Ende der Nachhaltigkeit in der Textilindustrie?

Ein Beispiel sei die Initiative „ACT on Living Wages“, die dringend regulatorische Unterstützung brauche, so Bergstein. ACT sei die einzige Initiative weltweit mit dem Potenzial, das Thema existenzsichernde Löhne in der Textilindustrie langfristig und nachhaltig zu lösen. „Und doch drohen wir daran zu scheitern, dass wir nicht genügend Partner haben“, sagte Bergstein. Als Beispiel nannte sie Kambodscha: Dort verhandeln 21 Textilmarken mit Regierung und Arbeitgebern über Tarifverhandlungen, um die Löhne anzuheben. Die Unternehmen stehen für die Hälfte der kambodschanischen Textilproduktion.

Doch die Regierung sei besorgt, dass die andere Hälfte bei höheren Löhnen aus dem Markt abwandert und so die Wettbewerbsfähigkeit Kambodschas geschwächt werde. „Mehr Unternehmen müssen sich ACT anschließen“, forderte Bergstein. Dazu müssten die Regierungen der Abnehmerländer die Lieferländer öffentlich unmissverständlich unterstützen und in Deutschland müssten sich alle Marktteilnehmer verpflichten, an ACT teilzunehmen. Andernfalls drohe das Ende der Nachhaltigkeit in der Textilindustrie. Tchibo-Chef Thomas Linemayr will die Problematik am Mittwoch in Berlin mit Entwicklungsminister Gerd Müller von der CSU und anderen Experten öffentlich diskutieren.

ACT wurde im Jahr 2016 gegründet und hat 21 Mitglieder, dazu zählen auch H&M, C&A, Esprit und Primark.
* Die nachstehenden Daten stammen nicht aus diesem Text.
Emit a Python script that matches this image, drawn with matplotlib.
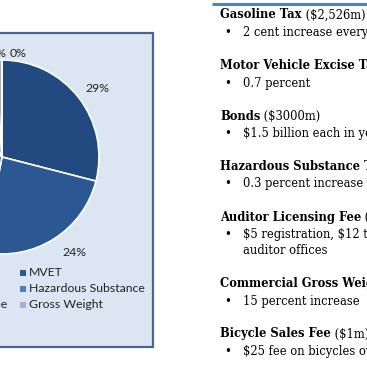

Einige davon setzen in ihrer Produktion auch Bio-Baumwolle ein. 2017 lobte der WWF fünf Unternehmen als „eindeutige Vorreiter, die ernsthaft versuchen, nachhaltig mit der Ressource Baumwolle zu arbeiten“, dazu zählten, neben Tchibo, C&A und H&M auch Ikea und Marks & Spencer. (dpa)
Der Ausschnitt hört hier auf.